What to work on:
Show each line from the listing that includes the word "seaborn".

-- start of Data shown --

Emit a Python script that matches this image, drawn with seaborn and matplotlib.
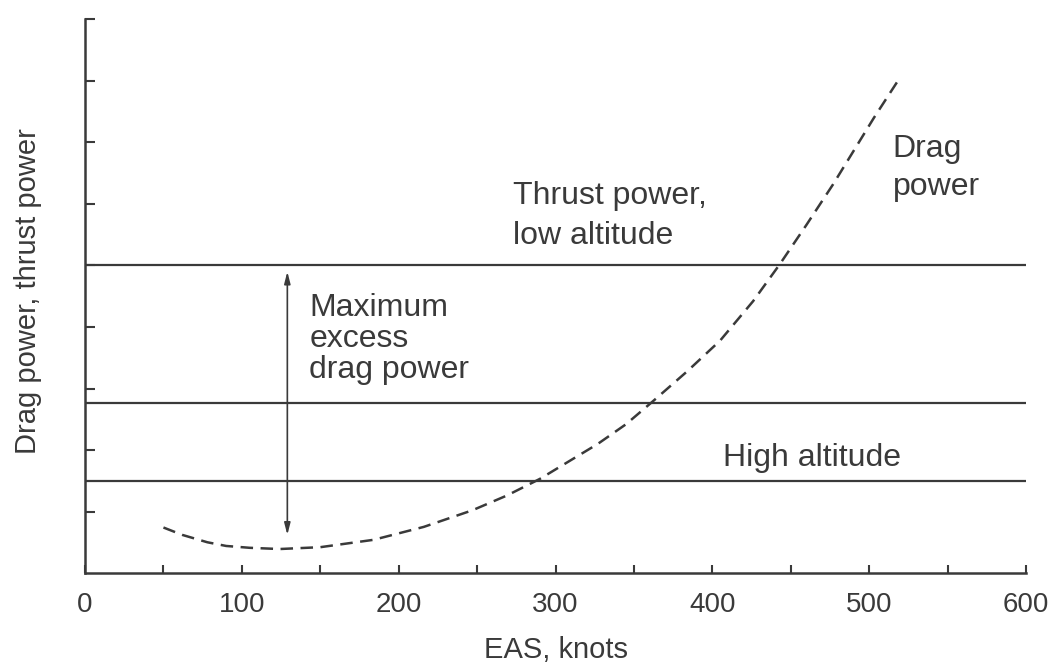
import numpy as np
import pandas as pd
import matplotlib
matplotlib.use("Agg")
import matplotlib.pyplot as plt
import seaborn as sns

# drag power curve (EAS knots, arbitrary power units)
speed = [50, 62, 78, 90, 105, 124, 150, 184, 216, 247, 269, 290, 327, 345, 362, 384,
         405, 426, 443, 460, 477, 490, 503, 518]
drag_power = [0.74, 0.62, 0.50, 0.44, 0.41, 0.39, 0.42, 0.54, 0.75, 1.02, 1.26, 1.53,
              2.10, 2.42, 2.79, 3.28, 3.78, 4.42, 5.02, 5.66, 6.32, 6.86, 7.40, 7.99]

# thrust power levels: low altitude, middle, high altitude
thrust_levels = [5.0, 2.77, 1.5]

# arrow for maximum excess power
arrow_speed = 129
arrow_low, arrow_high = 0.62, 4.9

x_ticks = [0, 100, 200, 300, 400, 500, 600]
x_minor = [50, 150, 250, 350, 450, 550]
y_ticks = [1, 2, 3, 4, 5, 6, 7, 8, 9]

sns.set_style("ticks")
plt.rcParams["font.family"] = ["Liberation Sans", "DejaVu Sans"]

ink = "#3a3a3a"

fig = plt.figure(figsize=(10.55, 6.67), dpi=100)
ax = fig.add_axes([0.0806, 0.1409, 0.8919, 0.8299])

df = pd.DataFrame({"speed": speed, "drag": drag_power})
sns.lineplot(data=df, x="speed", y="drag", ax=ax, color=ink, lw=1.8,
             linestyle=(0, (5, 3)), sort=False)

for lvl in thrust_levels:
    ax.axhline(lvl, color=ink, lw=1.6)

ax.annotate("", xy=(arrow_speed, arrow_low), xytext=(arrow_speed, arrow_high),
            arrowprops=dict(arrowstyle="<|-|>,head_length=0.7,head_width=0.18",
                            color=ink, lw=1.2, shrinkA=0, shrinkB=0))

# va="baseline" sits the last line on y
fs = 23
ax.text(273, 5.35, "Thrust power,\nlow altitude", fontsize=fs, color=ink,
        va="baseline", linespacing=1.45)
ax.text(143, 3.17, "Maximum\nexcess\ndrag power", fontsize=fs, color=ink,
        va="baseline", linespacing=1.05)
ax.text(515, 6.14, "Drag\npower", fontsize=fs, color=ink,
        va="baseline", linespacing=1.38)
ax.text(407, 1.74, "High altitude", fontsize=fs, color=ink, va="baseline")

ax.set_xlim(0, 600)
ax.set_ylim(0, 9)
ax.set_xticks(x_ticks)
ax.set_xticks(x_minor, minor=True)
ax.set_yticks(y_ticks)
ax.set_yticklabels([])
ax.tick_params(axis="both", which="both", direction="in", color=ink, width=1.5)
ax.tick_params(axis="x", which="both", length=6, pad=14, labelsize=20, labelcolor=ink)
ax.tick_params(axis="y", length=7)

sns.despine(ax=ax)
for s in ["left", "bottom"]:
    ax.spines[s].set_color(ink)
    ax.spines[s].set_linewidth(1.8)

ax.set_xlabel("EAS, knots", fontsize=21, color=ink)
ax.set_ylabel("Drag power, thrust power", fontsize=21, color=ink)
ax.xaxis.set_label_coords(0.5, -0.114)
ax.yaxis.set_label_coords(-0.046, 0.509)

fig.savefig("out.png", dpi=100)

-- end of Data shown --

Solution to the problem:
Emit a Python script that matches this image, drawn with seaborn and matplotlib.
import seaborn as sns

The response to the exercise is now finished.